Basically, the EEM allows borrowers to borrow slightly more than their debt-to-income ratio might otherwise allow if the difference is used toward buying a better, more energy-efficient home. The allowance uses the estimated savings in a formula that increases the amount of money a home buyer can qualify to borrow, typically about 5% of the purchase price.
EEMs are typically offered on new homes, but the energy efficiency has to be rated by a qualified energy "rater." Once the lender has the rating, the borrower can make the purchase using the EEM loan.
Energy Improvement Mortgages
Energy Improvement Mortgages (EIMs), are EEMs designed for purchasing preowned homes that will have energy efficiency improvements made to them.
The advantage to an EIM is that borrowers can borrow more money to include the cost of energy-efficient improvements, without increasing the size of the down payment. Because an existing home is likely to be inefficient, an energy rater is required to provide the lender with a rating that lets the lender know how much difference the proposed improvements should make. This "Energy Savings Value" determines the cost of the loan.
The FHA and the VA cap the amount of improvements that can be added to an EEM. The FHA's cap is $4,000 or 5% of the home's value, while the VA's cap is $3,000 to $6,000.
According to energystar.gov, an ENERGY STAR mortgage pilot program from the Environmental Protection Agency through HUD, allows improvement costs to be rolled into the mortgage loan, allowing borrowers to deduct the interest on their improvements on their federal and state income taxes.
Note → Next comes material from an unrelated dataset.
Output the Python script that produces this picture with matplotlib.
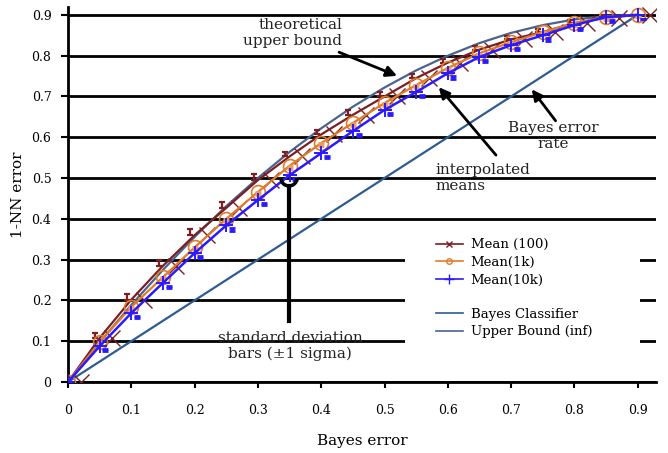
import numpy as np
import matplotlib.pyplot as plt
from matplotlib.lines import Line2D
from matplotlib.patches import Arc, Rectangle

# values
bayes_err = [0.0, 0.05, 0.1, 0.15, 0.2, 0.25, 0.3, 0.35, 0.4, 0.45,
             0.5, 0.55, 0.6, 0.65, 0.7, 0.75, 0.8, 0.85, 0.9]
mean_100 = [0.0, 0.108, 0.202, 0.285, 0.36, 0.427, 0.495, 0.553, 0.607, 0.655,
            0.70, 0.745, 0.783, 0.815, 0.84, 0.858, 0.88, 0.893, 0.9]
mean_1k = [0.0, 0.098, 0.184, 0.257, 0.33, 0.40, 0.466, 0.53, 0.586, 0.635,
           0.684, 0.728, 0.77, 0.806, 0.833, 0.858, 0.88, 0.895, 0.9]
mean_10k = [0.0, 0.088, 0.169, 0.243, 0.316, 0.384, 0.446, 0.507, 0.561, 0.615,
            0.667, 0.711, 0.757, 0.797, 0.826, 0.85, 0.875, 0.895, 0.9]
std_100 = [0.0, 0.006, 0.007, 0.007, 0.007, 0.007, 0.007, 0.006, 0.006, 0.006,
           0.006, 0.005, 0.005, 0.005, 0.004, 0.004, 0.004, 0.003, 0.0]
std_1k = [0.0, 0.004, 0.004, 0.004, 0.004, 0.004, 0.004, 0.004, 0.004, 0.004,
          0.004, 0.004, 0.004, 0.003, 0.003, 0.003, 0.003, 0.003, 0.0]
std_10k = [0.0, 0.003, 0.003, 0.003, 0.003, 0.003, 0.003, 0.003, 0.003, 0.003,
           0.003, 0.003, 0.003, 0.003, 0.003, 0.003, 0.003, 0.003, 0.0]
upper_bound = [0.0, 0.097, 0.189, 0.275, 0.356, 0.431, 0.5, 0.564, 0.622, 0.675,
               0.722, 0.764, 0.8, 0.831, 0.856, 0.875, 0.889, 0.897, 0.9]
bayes_x = [0.0, 0.9]
bayes_y = [0.0, 0.9]
ticks = [0.0, 0.1, 0.2, 0.3, 0.4, 0.5, 0.6, 0.7, 0.8, 0.9]
tick_labels = ['0', '0.1', '0.2', '0.3', '0.4', '0.5', '0.6', '0.7', '0.8', '0.9']

c100 = '#7a1f24'
c1k = '#e07b2a'
c10k = '#2a1aff'
c_bayes = '#2f5b93'
c_ub = '#4a6390'

plt.rcParams['font.family'] = 'DejaVu Serif'

fig = plt.figure(figsize=(6.68, 4.53), dpi=100)
ax = fig.add_axes([0.102, 0.157, 0.880, 0.828])

x = np.array(bayes_err)
m100 = np.array(mean_100)
m1k = np.array(mean_1k)
m10k = np.array(mean_10k)

ax.plot(bayes_x, bayes_y, color=c_bayes, lw=1.6, zorder=3)
ax.plot(x, upper_bound, color=c_ub, lw=1.6, zorder=3)

# Mean(100): line, offset error bars and offset markers
ax.plot(x, m100, color=c100, lw=1.6, zorder=4)
ax.errorbar(x - 0.007, m100 + np.array(std_100), yerr=std_100, fmt='none',
            ecolor=c100, elinewidth=1.6, capsize=2.5, capthick=1.6, zorder=4)
ax.plot(x + 0.02, m100, ls='none', marker='x', ms=11, mew=1.0, color=c100, zorder=4)

# Mean(1k)
ax.plot(x, m1k, color=c1k, lw=1.6, zorder=5)
ax.errorbar(x, m1k - 0.004, yerr=std_1k, fmt='none', ecolor='#ee9a5a',
            elinewidth=3, capsize=2.5, capthick=2, zorder=5)
ax.plot(x, m1k, ls='none', marker='o', ms=10, mfc='none', mec=c1k, mew=1.2, zorder=5)

# Mean(10k)
ax.plot(x, m10k, color=c10k, lw=1.8, zorder=6)
ax.errorbar(x + 0.009, m10k - 0.01, yerr=std_10k, fmt='none', ecolor=c10k,
            elinewidth=2.5, capsize=2, capthick=2, zorder=6)
ax.plot(x, m10k, ls='none', marker='+', ms=10, mew=1.4, color=c10k, zorder=6)

ax.set_xlim(0, 0.929)
ax.set_ylim(0, 0.92)
ax.set_xticks(ticks)
ax.set_xticklabels(tick_labels)
ax.set_yticks(ticks)
ax.set_yticklabels(tick_labels)
ax.tick_params(axis='x', direction='out', length=4, width=1.5, pad=12, labelsize=9)
ax.tick_params(axis='y', direction='out', length=5, width=1.5, pad=7, labelsize=9)
for s in ['top', 'right']:
    ax.spines[s].set_visible(False)
for s in ['left', 'bottom']:
    ax.spines[s].set_linewidth(2)
ax.yaxis.grid(True, color='black', lw=2)
ax.set_axisbelow(True)

ax.set_xlabel('Bayes error', fontsize=11, labelpad=12)
ax.set_ylabel('1-NN error', fontsize=11, labelpad=5)

# white area behind the legend
ax.add_patch(Rectangle((0.573, 0.085), 0.40, 0.307, transform=ax.transAxes,
                       facecolor='white', edgecolor='none', zorder=1.5))

h1 = [Line2D([], [], color=c100, marker='x', ms=4, lw=1.2),
      Line2D([], [], color=c1k, marker='o', ms=4, mfc='none', lw=1.2),
      Line2D([], [], color=c10k, marker='+', ms=7, lw=1.2)]
leg1 = ax.legend(h1, ['Mean (100)', 'Mean(1k)', 'Mean(10k)'], loc='upper left',
                 bbox_to_anchor=(0.615, 0.40), frameon=False, fontsize=9.5,
                 handlelength=2.0, handletextpad=0.6, labelspacing=0.35, borderpad=0)
ax.add_artist(leg1)
h2 = [Line2D([], [], color=c_bayes, lw=1.2), Line2D([], [], color=c_ub, lw=1.2)]
ax.legend(h2, ['Bayes Classifier', 'Upper Bound (inf)'], loc='upper left',
          bbox_to_anchor=(0.615, 0.215), frameon=False, fontsize=9.5,
          handlelength=2.0, handletextpad=0.6, labelspacing=0.35, borderpad=0)

arrow = dict(arrowstyle='-|>', color='black', lw=2, mutation_scale=16)
ax.annotate('theoretical\nupper bound', xy=(0.524, 0.748), xytext=(0.433, 0.855),
            ha='right', va='center', multialignment='right', fontsize=11,
            color='#222222', arrowprops=arrow)
ax.annotate('interpolated\nmeans', xy=(0.583, 0.728), xytext=(0.58, 0.50),
            ha='left', va='center', fontsize=11, color='#222222')
ax.annotate('', xy=(0.583, 0.728), xytext=(0.679, 0.551), arrowprops=arrow)
ax.annotate('Bayes error\nrate', xy=(0.766, 0.603), ha='center', va='center',
            multialignment='center', fontsize=11, color='#222222')
ax.annotate('', xy=(0.730, 0.723), xytext=(0.773, 0.635), arrowprops=arrow)
ax.text(0.351, 0.088, 'standard deviation\nbars (\u00b11 sigma)', ha='center',
        va='center', multialignment='center', fontsize=11, color='#222222')

# marker for the standard deviation bars
ax.plot([0.349, 0.349], [0.15, 0.48], color='black', lw=3, zorder=7)
ax.add_patch(Arc((0.349, 0.5), 0.0253, 0.039, theta1=180, theta2=360,
                 color='black', lw=2.5, zorder=7))

fig.savefig('out.png', dpi=100)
The real carrot on a stick is that borrowers won't pay more in interest rates for this mortgage than any conventional loan, and that they may qualify for reduced loan fees, discounts, or help with closing costs.
FHA 203K loans
While the FHA-insured 203-K bank loan isn't strictly an energy-efficient loan, it's included here because the loan is intended for older homes in need of home improvement. Older homes are often out of code, or in need of updates that can include energy-efficient purchases such as insulation, new heating and air, and new windows.
Qualifying for the 203K loan can be complex, so the FHA has introduced the Streamline 203K, which lenders prefer due to reduced paperwork and a simpler process. The advantage to borrowers is that the streamlined 203K can be used as a purchase loan or as a home improvement loan, and it can be larger than the purchase price of the property. That's the equivalent of getting a home loan and a home improvement loan in one instrument.
Along with new flooring, minor remodeling, plumbing, and electrical, the FHA 203K loan also covers energy-efficient improvements, including new appliance purchases.
What all the loans have in common is that they are special government programs designed to take the risk out of home improvement for lenders and borrowers alike. For that reason, the loans are only offered to home owners who are occupying their homes.